**EXERCISE INSTRUCTIONS:** Line by line, repeat the data below exactly, beginning at the first line and ending at the line with "0.81, 0.61, 0.43, 0.25, 0.14, 0.08, 0.05]". Omit pictures.

────────────────

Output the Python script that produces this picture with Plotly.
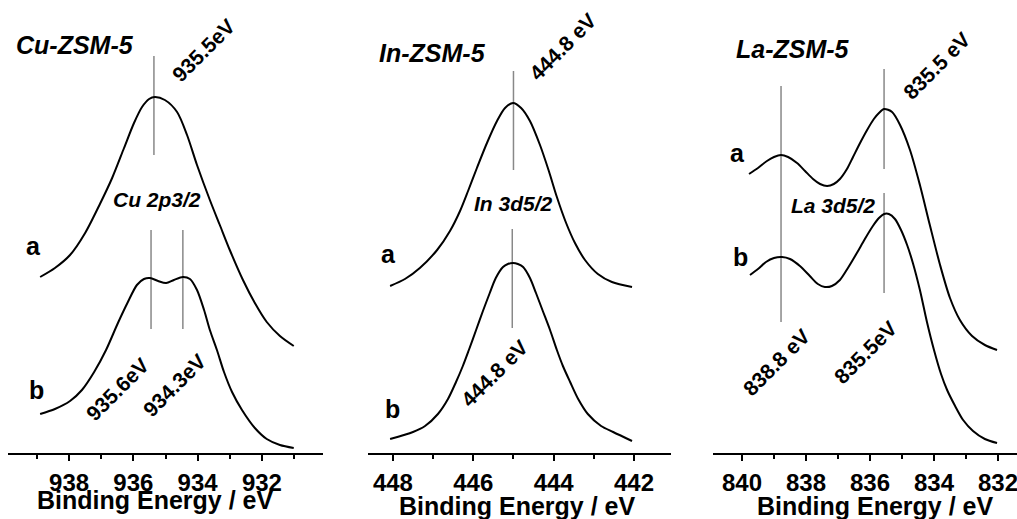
import plotly.graph_objects as go

# ---------------- data (binding energy in eV, intensity in a.u.) ----------------
cu_x_a = [938.90, 938.44, 937.97, 937.50, 937.04, 936.66, 936.29, 935.98, 935.73, 935.51,
          935.33, 935.02, 934.64, 934.33, 934.02, 933.62, 933.31, 933.00, 932.59, 932.22,
          931.85, 931.44, 931.01]
cu_y_a = [1.76, 1.85, 1.98, 2.20, 2.49, 2.75, 3.05, 3.30, 3.46, 3.54,
          3.56, 3.53, 3.41, 3.18, 2.88, 2.53, 2.28, 2.03, 1.73, 1.50,
          1.31, 1.17, 1.07]
cu_x_b = [938.90, 938.44, 937.97, 937.60, 937.22, 936.85, 936.48, 936.17, 935.89, 935.67,
          935.48, 935.23, 934.98, 934.74, 934.46, 934.24, 934.02, 933.80, 933.62, 933.40,
          933.18, 932.93, 932.62, 932.22, 931.85, 931.44, 931.01]
cu_y_b = [0.39, 0.44, 0.52, 0.63, 0.81, 1.03, 1.30, 1.51, 1.68, 1.74,
          1.75, 1.72, 1.70, 1.73, 1.76, 1.74, 1.63, 1.43, 1.23, 1.03,
          0.81, 0.61, 0.43, 0.25, 0.14, 0.08, 0.05]

in_x_a = [448.07, 447.70, 447.33, 446.90, 446.58, 446.33, 446.13, 445.91, 445.66, 445.41,
          445.21, 445.01, 444.81, 444.59, 444.34, 444.12, 443.92, 443.69, 443.47, 443.22,
          442.90, 442.55, 442.05]
in_y_a = [1.67, 1.74, 1.85, 2.03, 2.22, 2.42, 2.62, 2.85, 3.10, 3.32,
          3.45, 3.50, 3.45, 3.32, 3.08, 2.82, 2.56, 2.30, 2.10, 1.93,
          1.79, 1.71, 1.66]
in_x_b = [448.07, 447.50, 447.20, 446.88, 446.63, 446.43, 446.26, 446.11, 445.93, 445.76,
          445.59, 445.44, 445.26, 445.14, 445.01, 444.89, 444.76, 444.59, 444.44, 444.27,
          444.09, 443.92, 443.77, 443.59, 443.39, 443.15, 442.82, 442.52, 442.05]
in_y_b = [0.14, 0.21, 0.27, 0.39, 0.54, 0.71, 0.87, 1.03, 1.23, 1.42,
          1.60, 1.75, 1.86, 1.89, 1.90, 1.89, 1.86, 1.75, 1.60, 1.42,
          1.23, 1.03, 0.87, 0.71, 0.54, 0.39, 0.27, 0.21, 0.12]

la_x_a = [839.78, 839.50, 839.22, 839.00, 838.78, 838.56, 838.28, 838.03, 837.78, 837.56,
          837.34, 837.13, 836.94, 836.72, 836.53, 836.31, 836.09, 835.88, 835.72, 835.56,
          835.31, 835.06, 834.75, 834.44, 834.13, 833.81, 833.50, 833.19, 832.81, 832.41,
          832.03]
la_y_a = [2.79, 2.85, 2.92, 2.96, 2.98, 2.96, 2.90, 2.82, 2.74, 2.69,
          2.67, 2.69, 2.74, 2.84, 2.96, 3.10, 3.23, 3.34, 3.40, 3.44,
          3.41, 3.28, 3.03, 2.68, 2.28, 1.88, 1.55, 1.33, 1.17, 1.08,
          1.03]
la_x_b = [839.75, 839.50, 839.25, 839.00, 838.75, 838.50, 838.19, 837.88, 837.63, 837.41,
          837.19, 836.94, 836.69, 836.41, 836.16, 835.91, 835.72, 835.56, 835.41, 835.22,
          835.03, 834.84, 834.66, 834.44, 834.22, 834.00, 833.78, 833.59, 833.34, 833.09,
          832.78, 832.41, 832.03]
la_y_b = [1.78, 1.84, 1.91, 1.95, 1.96, 1.94, 1.87, 1.77, 1.69, 1.66,
          1.67, 1.73, 1.85, 2.00, 2.14, 2.27, 2.35, 2.39, 2.39, 2.34,
          2.23, 2.08, 1.90, 1.63, 1.31, 1.03, 0.79, 0.63, 0.47, 0.33,
          0.22, 0.14, 0.10]

# reference (peak-position) lines: axis, energy, y from, y to
ref_lines = [
    ("x", 935.36, 2.98, 3.97),
    ("x", 935.45, 1.24, 2.23),
    ("x", 934.46, 1.24, 2.23),
    ("x2", 445.00, 2.83, 3.82),
    ("x2", 445.03, 1.25, 2.24),
    ("x3", 838.78, 1.31, 3.67),
    ("x3", 835.56, 2.84, 3.84),
    ("x3", 835.56, 1.60, 2.60),
]

x_ranges = [[939.9, 930.1], [448.62, 441.08], [840.906, 831.406]]
tick0s = [930, 440, 830]

W, H = 1017, 519
BOTTOM = 66
FONT = "Arial, Liberation Sans, sans-serif"

fig = go.Figure()
series = [("x", cu_x_a, cu_y_a), ("x", cu_x_b, cu_y_b),
          ("x2", in_x_a, in_y_a), ("x2", in_x_b, in_y_b),
          ("x3", la_x_a, la_y_a), ("x3", la_x_b, la_y_b)]
for xa, xs, ys in series:
    fig.add_trace(go.Scatter(x=xs, y=ys, xaxis=xa, yaxis="y", mode="lines",
                             line=dict(color="black", width=2, shape="spline", smoothing=0.8),
                             showlegend=False, hoverinfo="skip"))

for ax, xv, y0, y1 in ref_lines:
    fig.add_shape(type="line", xref=ax, yref="y", x0=xv, x1=xv, y0=y0, y1=y1,
                  line=dict(color="#888888", width=1.5), layer="below")

def px(x):
    return x / W

def py(y):
    return (H - BOTTOM - y) / (H - BOTTOM)

annos = [
    # text, x, y, size, angle
    ("<b><i>Cu-ZSM-5</i></b>", 75, 45, 25, 0),
    ("<b><i>In-ZSM-5</i></b>", 432, 53, 25, 0),
    ("<b><i>La-ZSM-5</i></b>", 793, 49, 25, 0),
    ("<b>935.5eV</b>", 203, 50, 21, -45),
    ("<b><i>Cu 2p3/2</i></b>", 157, 199, 21, 0),
    ("<b>a</b>", 33, 246, 25, 0),
    ("<b>b</b>", 36, 390, 25, 0),
    ("<b>935.6eV</b>", 117, 389, 21, -45),
    ("<b>934.3eV</b>", 174, 385, 21, -45),
    ("<b>444.8 eV</b>", 563, 47, 21, -45),
    ("<b><i>In 3d5/2</i></b>", 513, 204, 21, 0),
    ("<b>a</b>", 388, 254, 25, 0),
    ("<b>b</b>", 392, 409, 25, 0),
    ("<b>444.8 eV</b>", 494, 373, 21, -45),
    ("<b>835.5 eV</b>", 937, 66, 21, -45),
    ("<b><i>La 3d5/2</i></b>", 833, 205, 21, 0),
    ("<b>a</b>", 737, 153, 25, 0),
    ("<b>b</b>", 740, 257, 25, 0),
    ("<b>838.8 eV</b>", 776, 362, 21, -45),
    ("<b>835.5eV</b>", 865, 352, 21, -45),
    ("<b>Binding Energy / eV</b>", 155, 500, 25, 0),
    ("<b>Binding Energy / eV</b>", 517, 506, 25, 0),
    ("<b>Binding Energy / eV</b>", 875, 506, 25, 0),
]
for t, x, y, s, a in annos:
    fig.add_annotation(text=t, x=px(x), y=py(y), xref="paper", yref="paper",
                       showarrow=False, textangle=a, xanchor="center", yanchor="middle",
                       font=dict(family=FONT, size=s, color="black"))

domains = [[8 / W, 323 / W], [368 / W, 671 / W], [713 / W, 1.0]]
axis_common = dict(showline=True, linecolor="black", linewidth=2, ticks="outside",
                   ticklen=6, tickwidth=1.5, tickcolor="black", showgrid=False, zeroline=False,
                   dtick=2, ticklabelstandoff=1, ticklabeloverflow="allow",
                   tickfont=dict(family=FONT, size=24, color="black", weight="bold"),
                   minor=dict(dtick=1, ticks="outside", ticklen=4, tickwidth=1.5,
                              tickcolor="black", showgrid=False),
                   anchor="y", fixedrange=True)
layout_axes = {}
for i, name in enumerate(["xaxis", "xaxis2", "xaxis3"]):
    d = dict(axis_common)
    d["domain"] = domains[i]
    d["range"] = x_ranges[i]
    d["tick0"] = tick0s[i]
    layout_axes[name] = d

fig.update_layout(
    width=W, height=H,
    margin=dict(l=0, r=0, t=0, b=BOTTOM, pad=0),
    paper_bgcolor="white", plot_bgcolor="white",
    yaxis=dict(range=[0, 4.53], visible=False, fixedrange=True),
    **layout_axes,
)

fig.write_html("out.html")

────────────────

**SOLUTION TO THE PROBLEM:**
Output the Python script that produces this picture with Plotly.
import plotly.graph_objects as go

# ---------------- data (binding energy in eV, intensity in a.u.) ----------------
cu_x_a = [938.90, 938.44, 937.97, 937.50, 937.04, 936.66, 936.29, 935.98, 935.73, 935.51,
          935.33, 935.02, 934.64, 934.33, 934.02, 933.62, 933.31, 933.00, 932.59, 932.22,
          931.85, 931.44, 931.01]
cu_y_a = [1.76, 1.85, 1.98, 2.20, 2.49, 2.75, 3.05, 3.30, 3.46, 3.54,
          3.56, 3.53, 3.41, 3.18, 2.88, 2.53, 2.28, 2.03, 1.73, 1.50,
          1.31, 1.17, 1.07]
cu_x_b = [938.90, 938.44, 937.97, 937.60, 937.22, 936.85, 936.48, 936.17, 935.89, 935.67,
          935.48, 935.23, 934.98, 934.74, 934.46, 934.24, 934.02, 933.80, 933.62, 933.40,
          933.18, 932.93, 932.62, 932.22, 931.85, 931.44, 931.01]
cu_y_b = [0.39, 0.44, 0.52, 0.63, 0.81, 1.03, 1.30, 1.51, 1.68, 1.74,
          1.75, 1.72, 1.70, 1.73, 1.76, 1.74, 1.63, 1.43, 1.23, 1.03,
          0.81, 0.61, 0.43, 0.25, 0.14, 0.08, 0.05]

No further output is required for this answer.